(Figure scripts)
# # # # # # #
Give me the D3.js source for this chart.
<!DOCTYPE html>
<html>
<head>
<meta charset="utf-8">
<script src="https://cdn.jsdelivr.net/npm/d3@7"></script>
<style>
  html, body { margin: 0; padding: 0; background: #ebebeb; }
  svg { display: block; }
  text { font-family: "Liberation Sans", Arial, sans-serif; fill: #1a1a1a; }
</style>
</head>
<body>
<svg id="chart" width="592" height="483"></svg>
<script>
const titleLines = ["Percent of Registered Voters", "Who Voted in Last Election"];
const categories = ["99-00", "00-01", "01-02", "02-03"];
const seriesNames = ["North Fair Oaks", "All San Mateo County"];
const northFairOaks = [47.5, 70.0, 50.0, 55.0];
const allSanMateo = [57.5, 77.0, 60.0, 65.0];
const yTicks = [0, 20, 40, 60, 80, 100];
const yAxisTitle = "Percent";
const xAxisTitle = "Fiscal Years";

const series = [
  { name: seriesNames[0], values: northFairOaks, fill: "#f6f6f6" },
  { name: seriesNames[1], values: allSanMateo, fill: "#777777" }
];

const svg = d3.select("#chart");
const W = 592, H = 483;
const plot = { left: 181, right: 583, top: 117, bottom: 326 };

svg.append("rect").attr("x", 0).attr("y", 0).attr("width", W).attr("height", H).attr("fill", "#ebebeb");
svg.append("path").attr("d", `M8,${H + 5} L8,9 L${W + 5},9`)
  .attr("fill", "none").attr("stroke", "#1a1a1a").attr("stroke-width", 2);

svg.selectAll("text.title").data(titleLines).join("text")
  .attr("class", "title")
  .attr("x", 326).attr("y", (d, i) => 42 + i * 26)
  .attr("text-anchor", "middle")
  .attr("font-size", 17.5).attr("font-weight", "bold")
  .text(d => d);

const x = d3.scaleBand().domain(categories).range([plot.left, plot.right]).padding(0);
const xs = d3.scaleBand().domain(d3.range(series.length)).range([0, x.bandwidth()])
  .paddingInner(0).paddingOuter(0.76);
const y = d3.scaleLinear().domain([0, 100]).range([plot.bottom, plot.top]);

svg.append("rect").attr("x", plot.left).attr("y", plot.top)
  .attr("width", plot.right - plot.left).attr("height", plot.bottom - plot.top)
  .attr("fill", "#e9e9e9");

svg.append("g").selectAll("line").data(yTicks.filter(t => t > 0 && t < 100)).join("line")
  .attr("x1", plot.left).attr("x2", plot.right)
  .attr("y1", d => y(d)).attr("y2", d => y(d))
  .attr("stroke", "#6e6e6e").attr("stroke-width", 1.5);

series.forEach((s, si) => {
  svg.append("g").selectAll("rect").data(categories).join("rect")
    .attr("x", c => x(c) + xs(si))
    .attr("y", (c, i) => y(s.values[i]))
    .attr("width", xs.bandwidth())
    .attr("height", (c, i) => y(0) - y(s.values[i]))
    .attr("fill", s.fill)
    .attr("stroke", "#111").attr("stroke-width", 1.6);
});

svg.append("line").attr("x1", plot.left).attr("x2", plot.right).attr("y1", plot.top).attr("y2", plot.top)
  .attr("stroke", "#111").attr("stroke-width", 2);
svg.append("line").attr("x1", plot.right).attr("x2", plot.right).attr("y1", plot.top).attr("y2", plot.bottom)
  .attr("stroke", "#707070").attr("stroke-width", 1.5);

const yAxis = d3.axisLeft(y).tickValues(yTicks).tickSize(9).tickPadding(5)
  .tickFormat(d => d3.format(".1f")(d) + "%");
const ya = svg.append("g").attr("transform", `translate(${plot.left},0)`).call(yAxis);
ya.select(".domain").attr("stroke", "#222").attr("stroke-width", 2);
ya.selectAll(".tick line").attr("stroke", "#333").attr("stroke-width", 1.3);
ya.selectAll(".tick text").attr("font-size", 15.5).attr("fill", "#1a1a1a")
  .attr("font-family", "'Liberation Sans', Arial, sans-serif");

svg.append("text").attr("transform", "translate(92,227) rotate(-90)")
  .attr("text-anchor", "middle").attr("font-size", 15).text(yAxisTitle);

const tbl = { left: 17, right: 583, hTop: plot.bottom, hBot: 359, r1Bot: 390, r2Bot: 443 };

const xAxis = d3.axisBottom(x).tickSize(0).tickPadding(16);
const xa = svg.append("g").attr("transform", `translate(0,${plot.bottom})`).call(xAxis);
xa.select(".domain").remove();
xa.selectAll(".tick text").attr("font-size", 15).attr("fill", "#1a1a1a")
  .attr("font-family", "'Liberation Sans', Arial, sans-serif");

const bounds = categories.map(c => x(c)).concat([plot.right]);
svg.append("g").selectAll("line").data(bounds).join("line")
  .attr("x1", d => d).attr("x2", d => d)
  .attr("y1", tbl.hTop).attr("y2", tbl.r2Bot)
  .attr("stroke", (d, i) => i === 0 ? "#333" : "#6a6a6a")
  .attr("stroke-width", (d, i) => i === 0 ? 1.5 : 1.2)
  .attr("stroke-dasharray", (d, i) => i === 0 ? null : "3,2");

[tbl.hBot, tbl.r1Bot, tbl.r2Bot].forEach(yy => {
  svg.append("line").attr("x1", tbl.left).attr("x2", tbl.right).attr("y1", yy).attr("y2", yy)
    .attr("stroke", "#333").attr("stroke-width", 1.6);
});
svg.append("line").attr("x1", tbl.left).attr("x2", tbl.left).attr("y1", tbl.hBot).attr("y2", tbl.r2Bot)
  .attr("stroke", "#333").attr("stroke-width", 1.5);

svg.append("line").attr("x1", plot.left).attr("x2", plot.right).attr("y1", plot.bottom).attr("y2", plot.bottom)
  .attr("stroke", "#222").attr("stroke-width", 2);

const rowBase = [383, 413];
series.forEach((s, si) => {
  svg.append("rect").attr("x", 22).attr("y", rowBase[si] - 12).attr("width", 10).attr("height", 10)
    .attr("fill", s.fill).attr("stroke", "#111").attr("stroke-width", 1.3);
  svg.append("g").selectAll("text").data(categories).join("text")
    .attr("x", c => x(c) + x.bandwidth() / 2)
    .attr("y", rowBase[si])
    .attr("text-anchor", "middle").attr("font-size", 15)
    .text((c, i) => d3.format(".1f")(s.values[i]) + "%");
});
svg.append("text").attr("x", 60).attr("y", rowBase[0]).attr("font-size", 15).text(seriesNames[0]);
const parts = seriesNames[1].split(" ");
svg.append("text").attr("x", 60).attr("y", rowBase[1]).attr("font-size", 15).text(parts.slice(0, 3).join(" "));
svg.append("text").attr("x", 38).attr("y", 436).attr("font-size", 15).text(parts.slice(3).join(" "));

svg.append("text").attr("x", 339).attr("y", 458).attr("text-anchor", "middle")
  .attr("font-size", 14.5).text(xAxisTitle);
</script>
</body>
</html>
# # # # # # #
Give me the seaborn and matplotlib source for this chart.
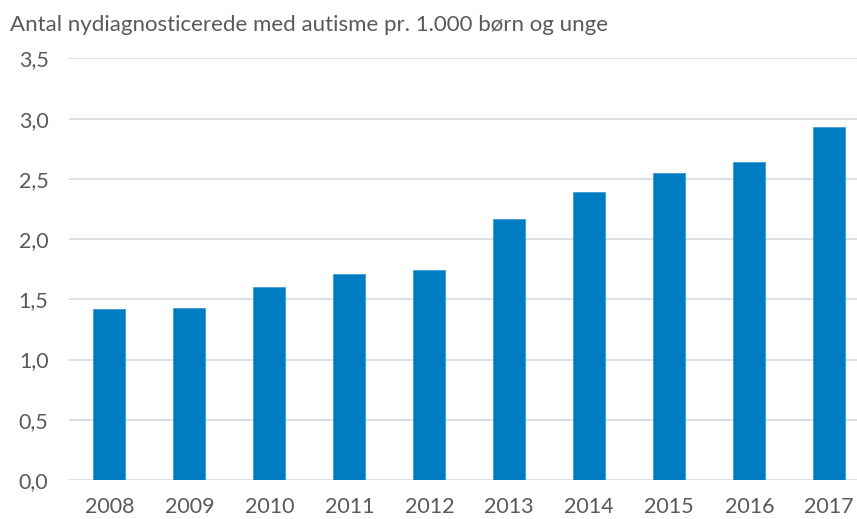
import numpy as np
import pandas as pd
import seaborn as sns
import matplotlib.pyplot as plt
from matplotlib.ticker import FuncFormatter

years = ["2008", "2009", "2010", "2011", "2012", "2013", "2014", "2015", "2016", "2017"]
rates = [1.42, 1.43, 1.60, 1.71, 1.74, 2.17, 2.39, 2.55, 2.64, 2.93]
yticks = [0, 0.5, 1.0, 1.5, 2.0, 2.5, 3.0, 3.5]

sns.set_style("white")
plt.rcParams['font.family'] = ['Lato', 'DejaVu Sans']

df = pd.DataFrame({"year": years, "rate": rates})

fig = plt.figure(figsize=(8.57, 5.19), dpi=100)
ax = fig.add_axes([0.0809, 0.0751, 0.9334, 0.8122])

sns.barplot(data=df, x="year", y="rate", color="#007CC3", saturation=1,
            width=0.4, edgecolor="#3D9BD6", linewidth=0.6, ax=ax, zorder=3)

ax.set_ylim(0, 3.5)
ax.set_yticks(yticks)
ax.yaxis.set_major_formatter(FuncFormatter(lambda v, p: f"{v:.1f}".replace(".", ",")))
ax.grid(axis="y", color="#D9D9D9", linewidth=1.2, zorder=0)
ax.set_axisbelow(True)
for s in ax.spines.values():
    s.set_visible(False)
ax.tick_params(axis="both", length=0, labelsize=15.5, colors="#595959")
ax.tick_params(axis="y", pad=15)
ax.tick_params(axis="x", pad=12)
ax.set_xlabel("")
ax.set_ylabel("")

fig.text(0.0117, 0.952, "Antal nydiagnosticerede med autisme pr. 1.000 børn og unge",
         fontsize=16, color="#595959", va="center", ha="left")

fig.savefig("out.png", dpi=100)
# # # # # # #
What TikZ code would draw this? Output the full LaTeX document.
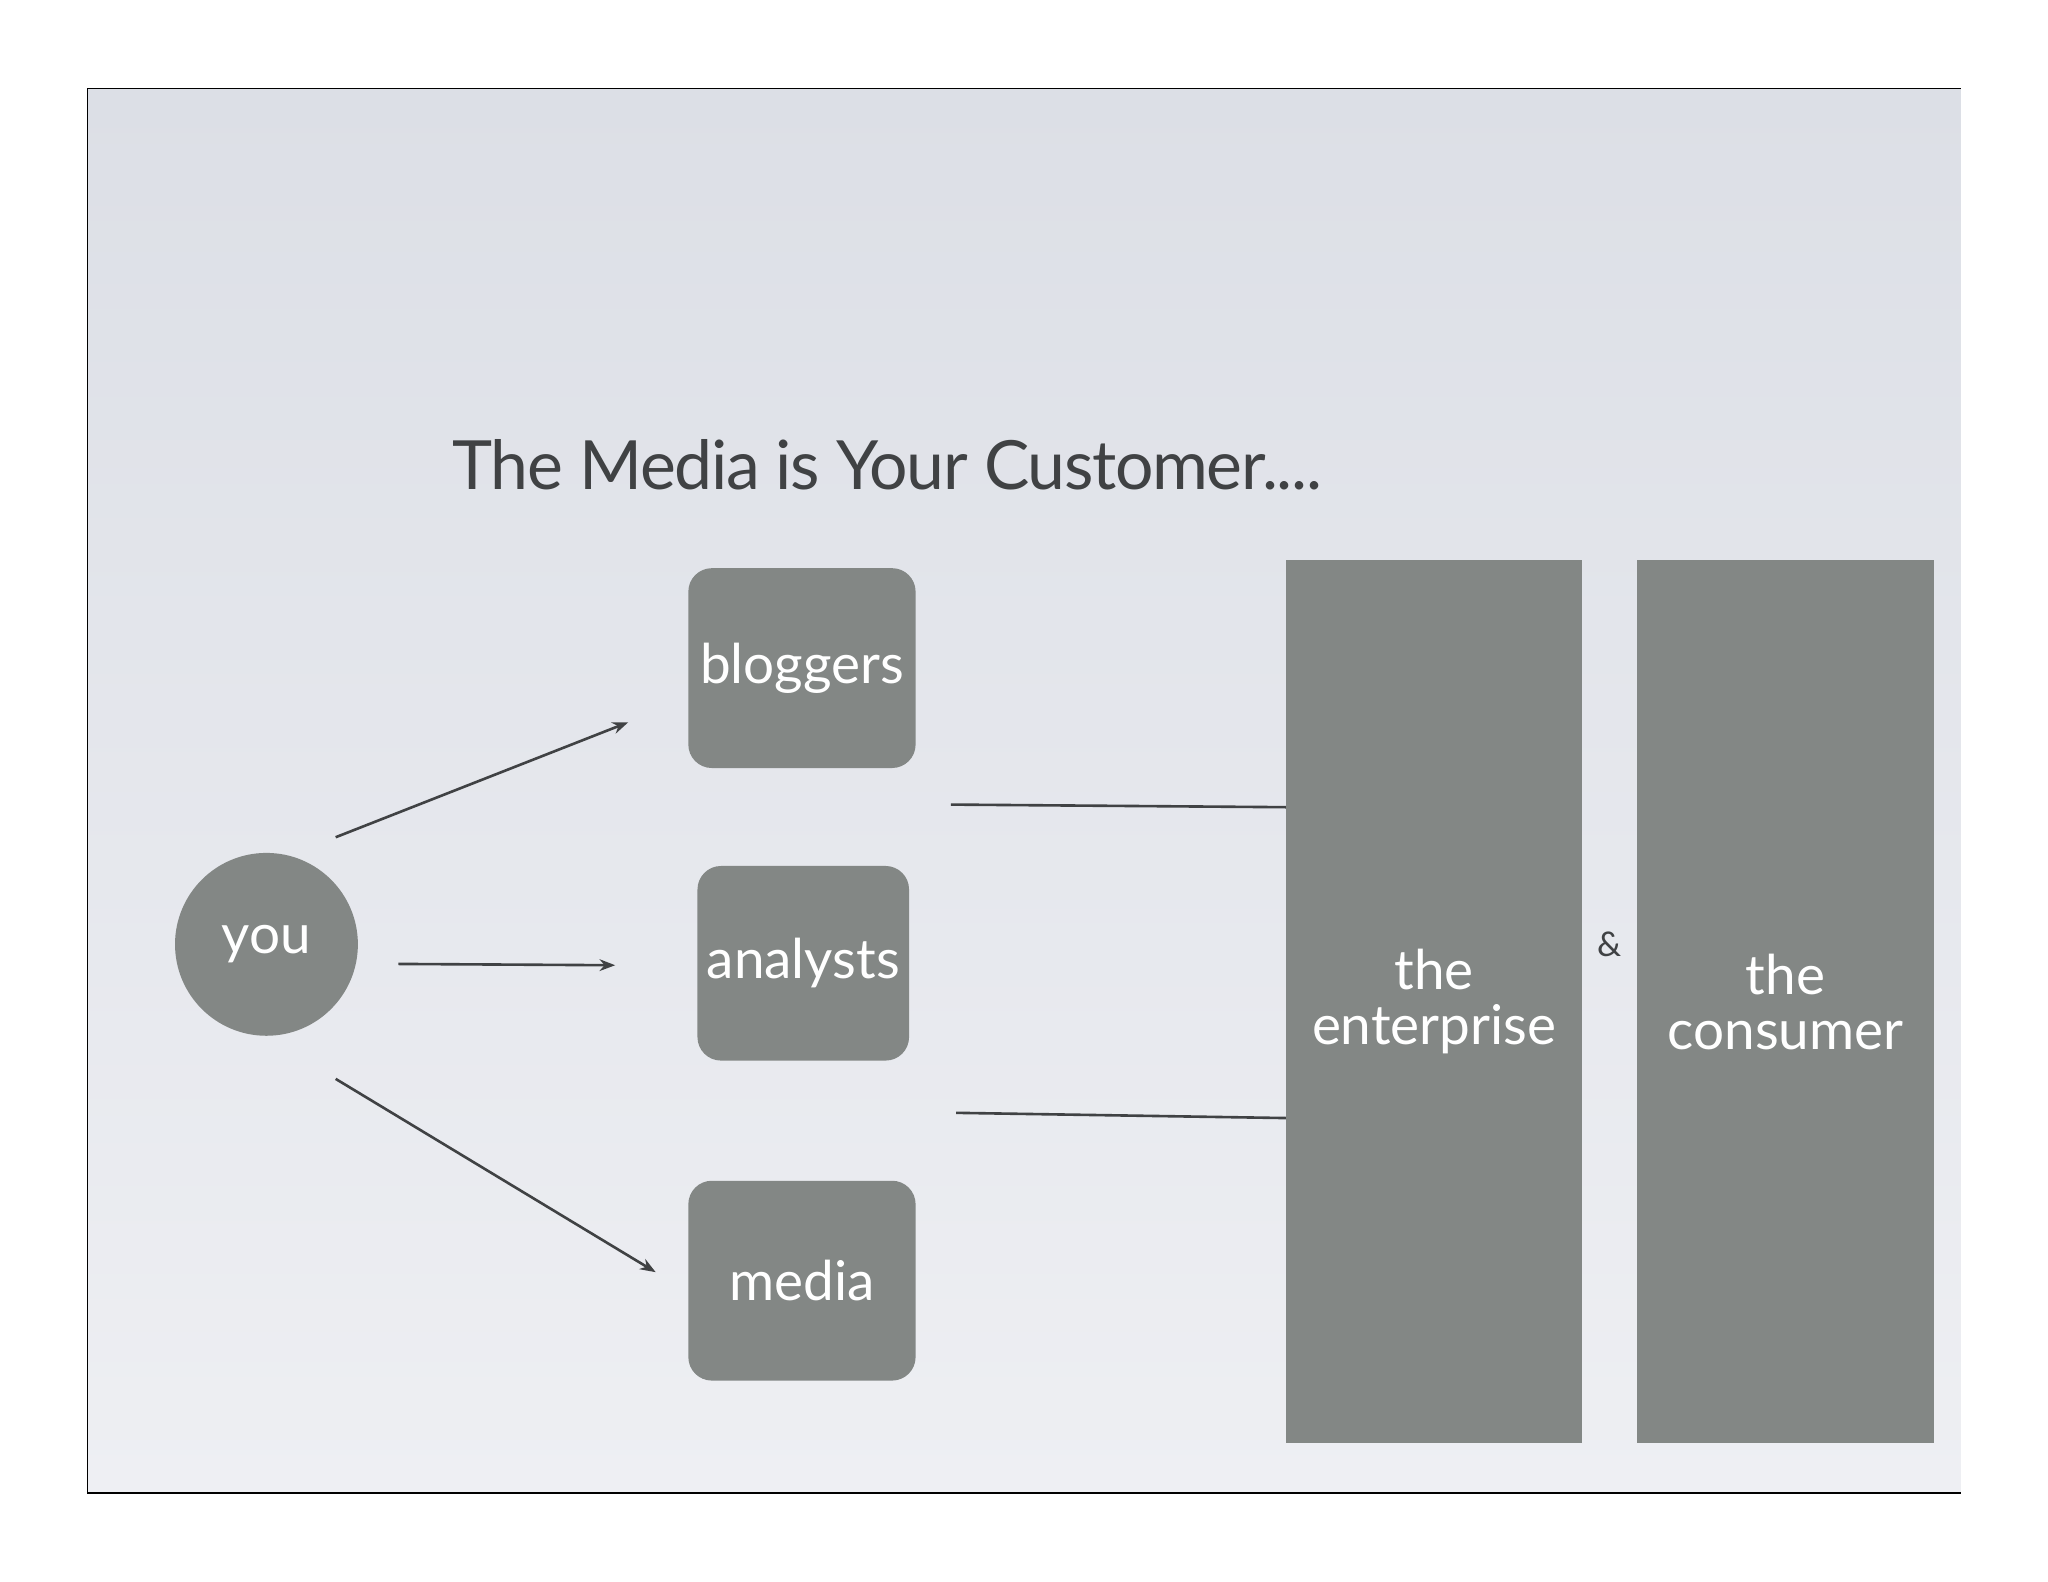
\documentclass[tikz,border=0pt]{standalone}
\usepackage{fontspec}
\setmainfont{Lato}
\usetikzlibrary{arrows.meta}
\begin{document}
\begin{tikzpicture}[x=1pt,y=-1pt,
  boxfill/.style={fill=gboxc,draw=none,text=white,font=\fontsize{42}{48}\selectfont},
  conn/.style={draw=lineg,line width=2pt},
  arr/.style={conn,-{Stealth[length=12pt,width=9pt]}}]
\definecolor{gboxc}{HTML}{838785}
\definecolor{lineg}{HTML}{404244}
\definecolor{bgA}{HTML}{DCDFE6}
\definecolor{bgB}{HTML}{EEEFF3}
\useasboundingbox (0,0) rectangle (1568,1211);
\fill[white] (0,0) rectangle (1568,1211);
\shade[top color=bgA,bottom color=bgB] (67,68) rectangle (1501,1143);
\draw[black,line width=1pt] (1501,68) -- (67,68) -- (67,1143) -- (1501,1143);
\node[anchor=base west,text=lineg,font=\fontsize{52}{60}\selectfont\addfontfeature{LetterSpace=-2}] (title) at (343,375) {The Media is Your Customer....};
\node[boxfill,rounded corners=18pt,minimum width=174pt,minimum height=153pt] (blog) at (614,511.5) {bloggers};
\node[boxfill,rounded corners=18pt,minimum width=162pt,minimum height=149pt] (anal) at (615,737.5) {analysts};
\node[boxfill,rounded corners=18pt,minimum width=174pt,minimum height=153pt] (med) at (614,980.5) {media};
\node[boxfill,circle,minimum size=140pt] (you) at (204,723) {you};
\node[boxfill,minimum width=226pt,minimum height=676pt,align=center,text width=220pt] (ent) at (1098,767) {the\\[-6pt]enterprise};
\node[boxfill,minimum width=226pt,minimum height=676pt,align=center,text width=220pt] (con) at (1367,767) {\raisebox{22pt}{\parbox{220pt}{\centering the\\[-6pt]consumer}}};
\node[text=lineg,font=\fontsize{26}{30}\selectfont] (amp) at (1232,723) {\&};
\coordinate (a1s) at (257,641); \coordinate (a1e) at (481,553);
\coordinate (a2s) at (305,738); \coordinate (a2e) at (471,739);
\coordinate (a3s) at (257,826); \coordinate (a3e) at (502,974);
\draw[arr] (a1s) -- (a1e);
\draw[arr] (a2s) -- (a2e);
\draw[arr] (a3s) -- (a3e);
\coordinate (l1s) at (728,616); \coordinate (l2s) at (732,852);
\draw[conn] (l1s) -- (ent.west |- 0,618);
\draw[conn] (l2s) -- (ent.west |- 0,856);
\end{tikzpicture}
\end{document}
# # # # # # #
◆ GIVEN INSTRUCTION
Search the lines for the string "source" and copy every line that has it.

◆ FINAL RESULT
Give me the D3.js source for this chart.
Give me the seaborn and matplotlib source for this chart.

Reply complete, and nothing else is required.